Dear Editors,
We would like to respond to the article “MAP testing does not reflect student potential,” published in The Standard on December 1. The piece, while well researched with external information, did not include interviews with any members of the faculty or administration to gain an understanding of the purpose for MAP Growth and the way that we use it at ASL. For this reason, we wanted to provide clarity about the purpose of external assessments in our context. At ASL our guiding principles on assessment and data are that data is used to improve student learning and we use multiple forms of assessment: formative, summative, and external. The purposes of external assessments, such as MAP testing, are: supporting individual student learning as one piece of data in a larger portfolio, comparing our achievement to similar schools, and using overall results to make curricular adjustments as needed. Therefore MAP Growth is not intended to be “an accurate reflection of a student’s intellectual capabilities” or “student potential.”
At ASL, we value the entire student from social and emotional development to intellectual development to physical development.
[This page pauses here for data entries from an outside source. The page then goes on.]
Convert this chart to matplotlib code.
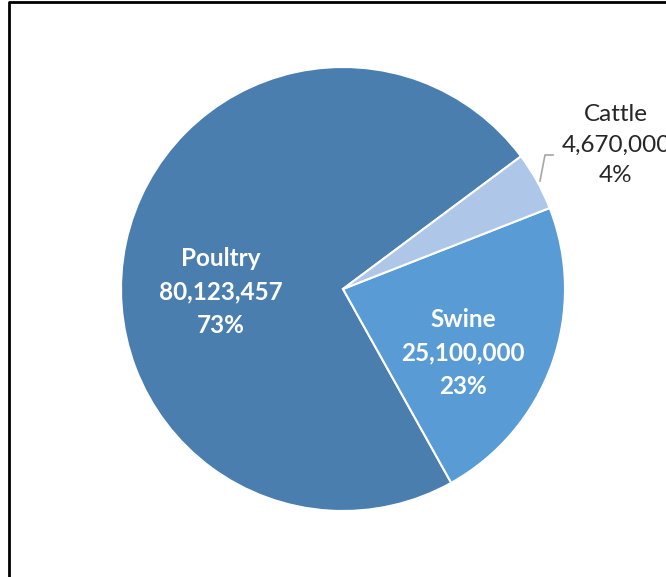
import matplotlib.pyplot as plt
from matplotlib.lines import Line2D

categories = ["Poultry", "Swine", "Cattle"]
values = [80123457, 25100000, 4670000]
colors = ["#4A7EAE", "#589BD5", "#AEC6E8"]

plt.rcParams['font.family'] = ['Lato', 'DejaVu Sans']

fig = plt.figure(figsize=(6.66, 5.77), dpi=100)
ax = fig.add_axes([0, 0, 1, 1])

cx, cy, r = 343, 288, 222
wedges, _ = ax.pie(values, colors=colors, startangle=36.7, counterclock=True,
                   center=(cx, cy), radius=r, frame=True,
                   wedgeprops=dict(edgecolor='white', linewidth=1.5))
ax.set_xlim(0, 666)
ax.set_ylim(0, 577)
ax.set_aspect('equal')
ax.axis('off')

total = sum(values)


def label_text(name, v):
    return f"{name}\n{v:,}\n{v / total:.0%}"


# label positions in pixel coords (x, y from bottom)
spots = [(221, 577 - 292), (463, 577 - 353), (616, 577 - 145)]
for i, (name, v) in enumerate(zip(categories, values)):
    x, y = spots[i]
    if name == "Cattle":
        ax.text(x, y, label_text(name, v), ha='center', va='center',
                fontsize=17.5, color='#262626', linespacing=1.57)
    else:
        ax.text(x, y, label_text(name, v), ha='center', va='center',
                fontsize=17.5, fontweight='bold', color='white', linespacing=1.57)

# leader line for Cattle
ax.plot([540, 545, 553], [577 - 181, 577 - 155, 577 - 155], color='#a6a6a6', lw=1.2)

# chart border
fig.add_artist(Line2D([8.5 / 666, 8.5 / 666, 1.0], [0.0, 1 - 1.5 / 577, 1 - 1.5 / 577],
                      transform=fig.transFigure, color='black', lw=2))

fig.savefig("out.png", dpi=100)
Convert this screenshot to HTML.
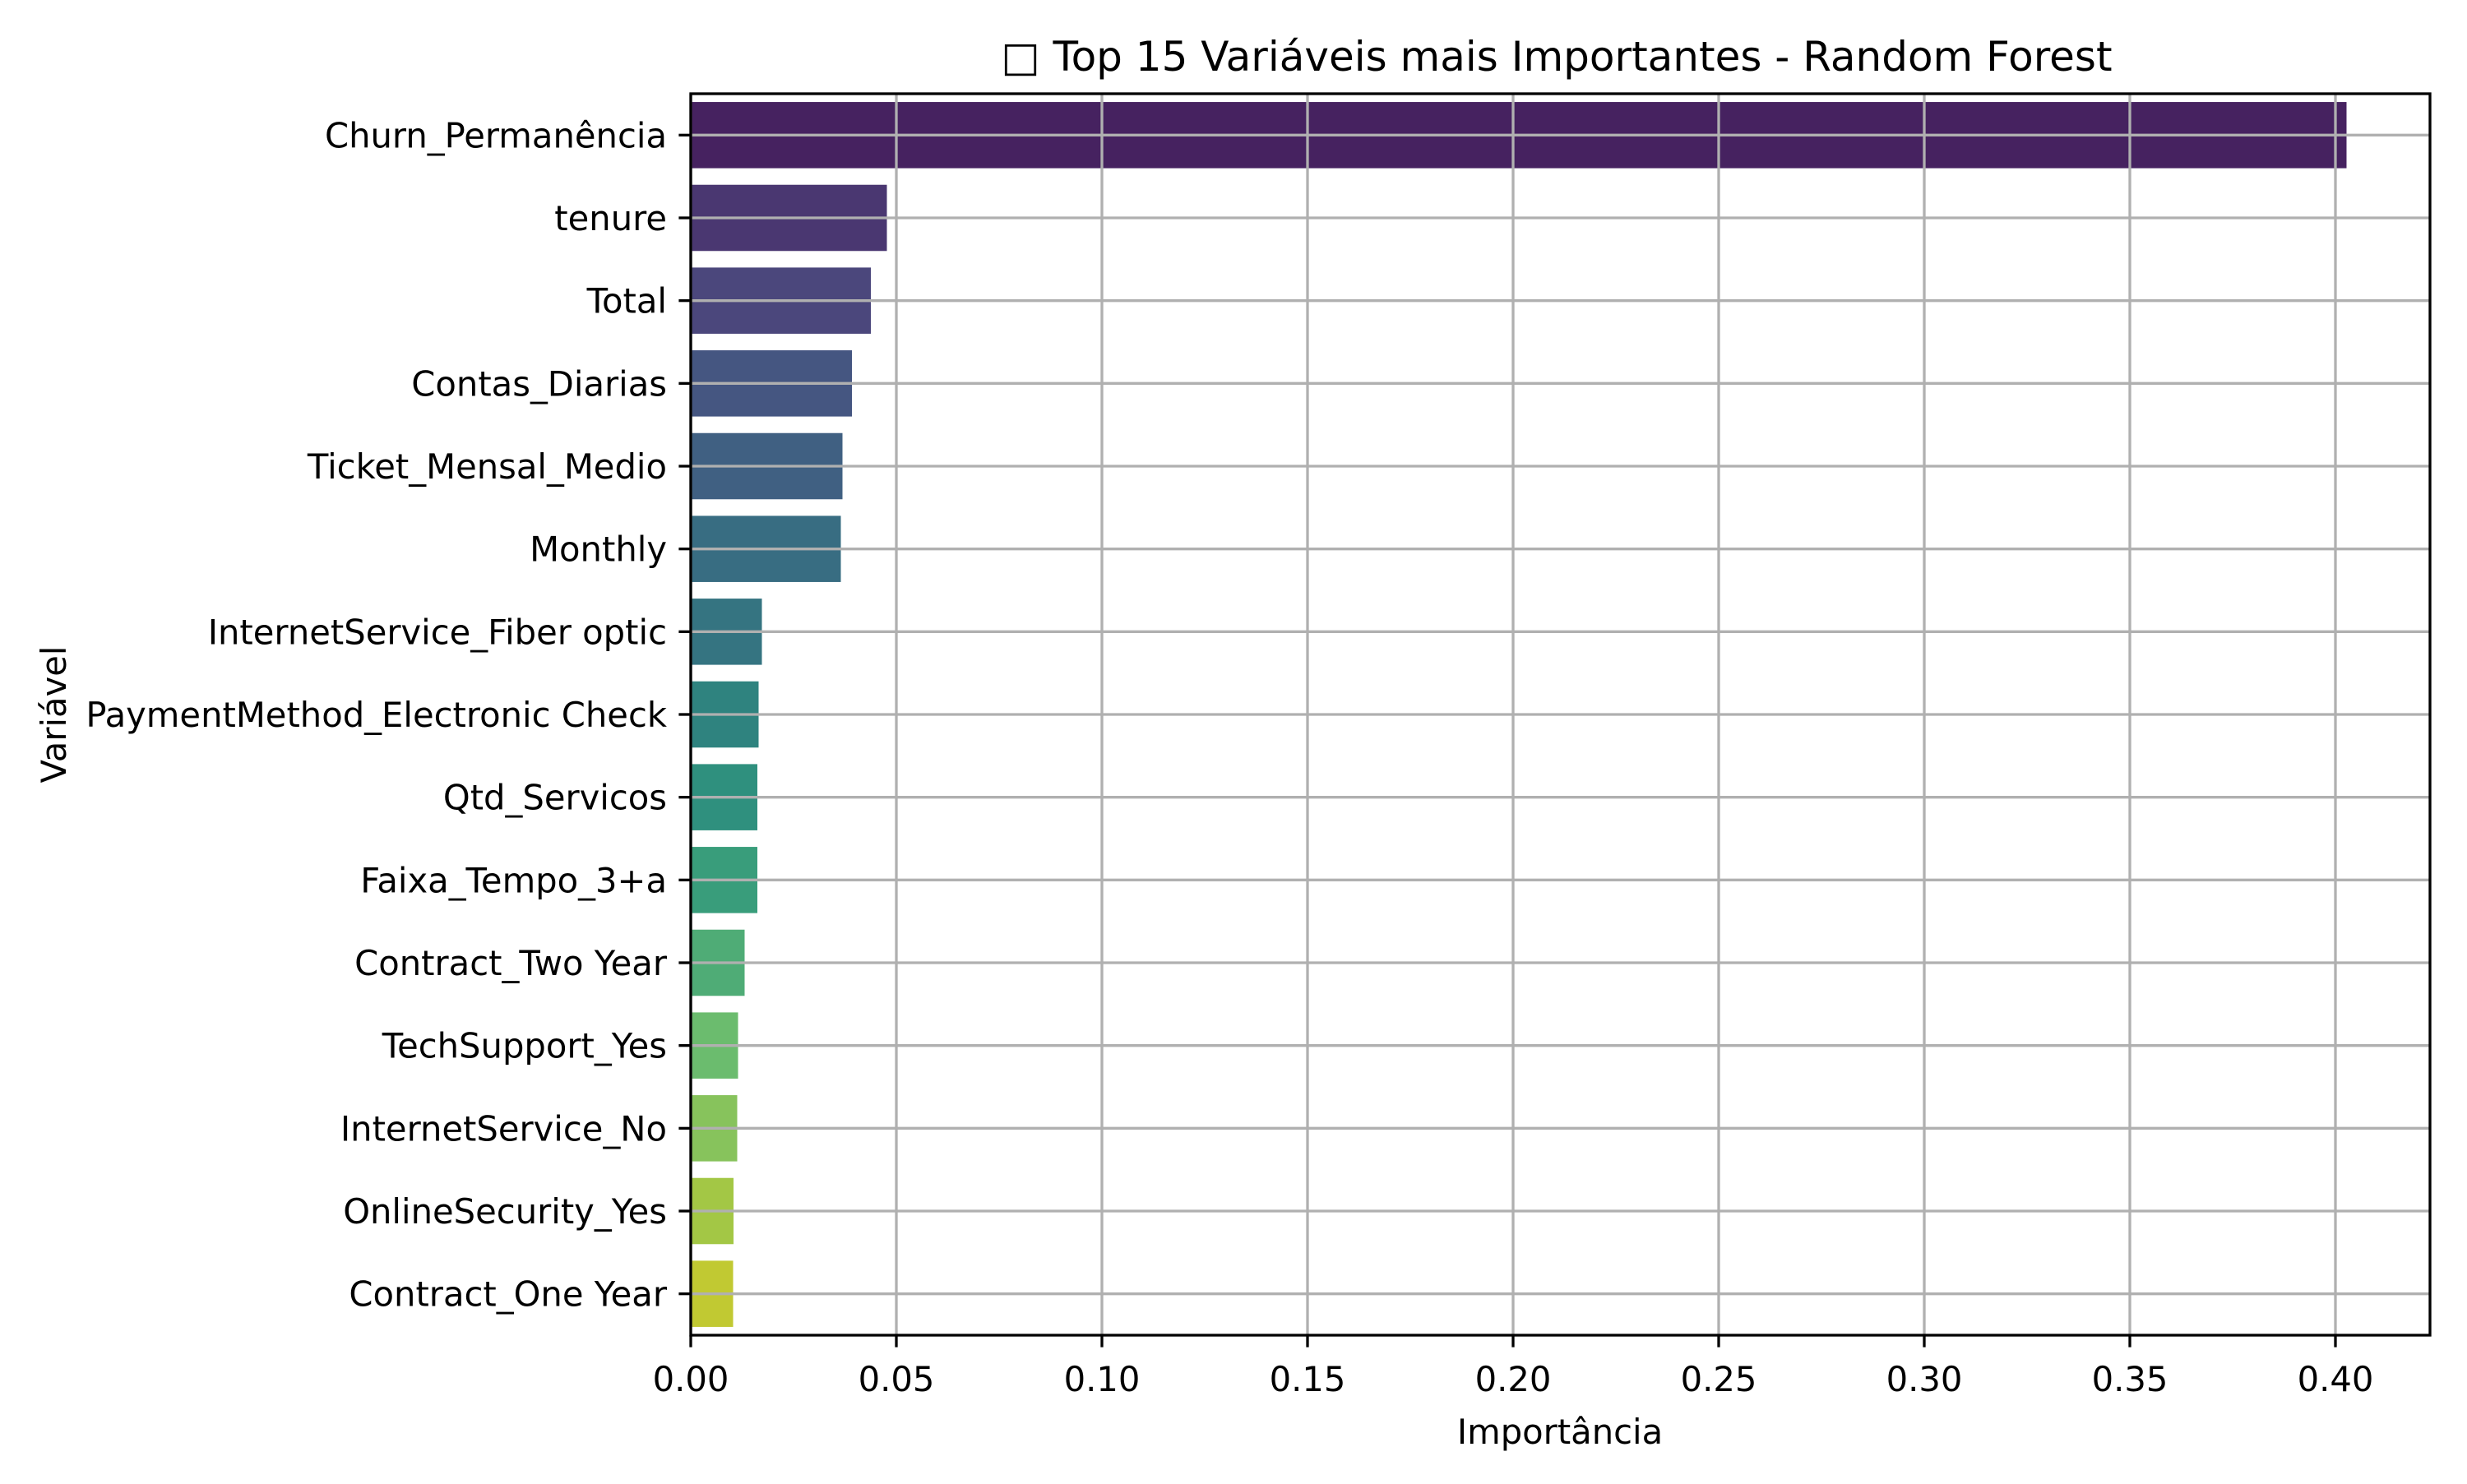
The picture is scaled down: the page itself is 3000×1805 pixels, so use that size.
<!DOCTYPE html>
<html><head><meta charset="utf-8"><style>
html,body{margin:0;padding:0;background:#fff;}
svg text{font-family:"DejaVu Sans","Liberation Sans",sans-serif;fill:#000;}
</style></head><body>
<svg id="chart" width="3000" height="1800" xmlns="http://www.w3.org/2000/svg">
<rect width="3000" height="1800" fill="#fff"/>
<g id="bars"></g>
<g id="grid"></g>
<g id="axes"></g>
<text x="1893" y="86" font-size="50" text-anchor="middle">□ Top 15 Variáveis mais Importantes - Random Forest</text>
<text x="1897" y="1756" font-size="41.7" text-anchor="middle">Importância</text>
<text transform="translate(80,869) rotate(-90)" font-size="41.7" text-anchor="middle">Variável</text>
</svg>
<script>
const categories = ["Churn_Permanência","tenure","Total","Contas_Diarias","Ticket_Mensal_Medio","Monthly","InternetService_Fiber optic","PaymentMethod_Electronic Check","Qtd_Servicos","Faixa_Tempo_3+a","Contract_Two Year","TechSupport_Yes","InternetService_No","OnlineSecurity_Yes","Contract_One Year"];
const importance = [0.4027,0.0477,0.0438,0.0392,0.0369,0.0365,0.0173,0.0165,0.0162,0.0162,0.0131,0.0115,0.0113,0.0104,0.0103];
const xTicks = [0,0.05,0.10,0.15,0.20,0.25,0.30,0.35,0.40];
const xTickLabels = ["0.00","0.05","0.10","0.15","0.20","0.25","0.30","0.35","0.40"];
const palette = ["#48186a","#472d7b","#433e85","#3b528b","#355f8d","#2c728e","#287c8e","#21918c","#1fa088","#28ae80","#3fbc73","#5ec962","#84d44b","#addc30","#d8e219"];

const L=840,R=2955,T=114,B=1624,XMAX=0.423;
const NS="http://www.w3.org/2000/svg";
const xs=v=>L+v/XMAX*(R-L);
const step=(B-T)/categories.length;
const yc=i=>T+step*(i+0.5);
function mk(tag,attrs,parent){const e=document.createElementNS(NS,tag);for(const k in attrs)e.setAttribute(k,attrs[k]);parent.appendChild(e);return e;}
function desat(hex){let r=parseInt(hex.substr(1,2),16)/255,g=parseInt(hex.substr(3,2),16)/255,b=parseInt(hex.substr(5,2),16)/255;
 const mx=Math.max(r,g,b),mn=Math.min(r,g,b);let h=0,s=0,l=(mx+mn)/2;const d=mx-mn;
 if(d>0){s=l>0.5?d/(2-mx-mn):d/(mx+mn);if(mx===r)h=((g-b)/d+(g<b?6:0));else if(mx===g)h=(b-r)/d+2;else h=(r-g)/d+4;h/=6;}
 s*=0.75;const q=l<0.5?l*(1+s):l+s-l*s,p=2*l-q;
 const f=t=>{if(t<0)t+=1;if(t>1)t-=1;if(t<1/6)return p+(q-p)*6*t;if(t<1/2)return q;if(t<2/3)return p+(q-p)*(2/3-t)*6;return p;};
 const c=[f(h+1/3),f(h),f(h-1/3)].map(v=>Math.round(v*255));return `rgb(${c.join(',')})`;}
const grid=document.getElementById('grid'),bars=document.getElementById('bars'),axes=document.getElementById('axes');
categories.forEach((c,i)=>{
 const bh=step*0.8;
 const r=mk('rect',{x:L,y:yc(i)-bh/2,width:xs(importance[i])-L,height:bh,fill:desat(palette[i])},bars);
 
 
 const g=mk('line',{x1:L,x2:R,y1:yc(i),y2:yc(i),stroke:'#b0b0b0','stroke-width':3.3},grid);
 
 
 mk('line',{x1:L-14.6,x2:L,y1:yc(i),y2:yc(i),stroke:'#000','stroke-width':3.3},axes);
 const t=mk('text',{x:L-29,y:yc(i)+15,'font-size':41.7,'text-anchor':'end'},axes);
 t.textContent=c;
 
 
});
xTicks.forEach((v,i)=>{
 const x=xs(v);
 const g=mk('line',{x1:x,x2:x,y1:T,y2:B,stroke:'#b0b0b0','stroke-width':3.3},grid);
 
 
 mk('line',{x1:x,x2:x,y1:B,y2:B+14.6,stroke:'#000','stroke-width':3.3},axes);
 const t=mk('text',{x:x,y:B+68,'font-size':41.7,'text-anchor':'middle'},axes);
 t.textContent=xTickLabels[i];
 
 
});
const f=mk('rect',{x:L,y:T,width:R-L,height:B-T,fill:'none',stroke:'#000','stroke-width':3.3},axes);


</script>
</body></html>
We show this value through the wide variety of ways that students demonstrate their learning, from performances to essays and portfolios to projects. While it is important for us to have an external assessment as one piece of data, it is only one way in which we look at student learning, and we would never claim that it can measure the richness of all of the ways that students demonstrate their growth and development at ASL or that it is predictive of student achievement.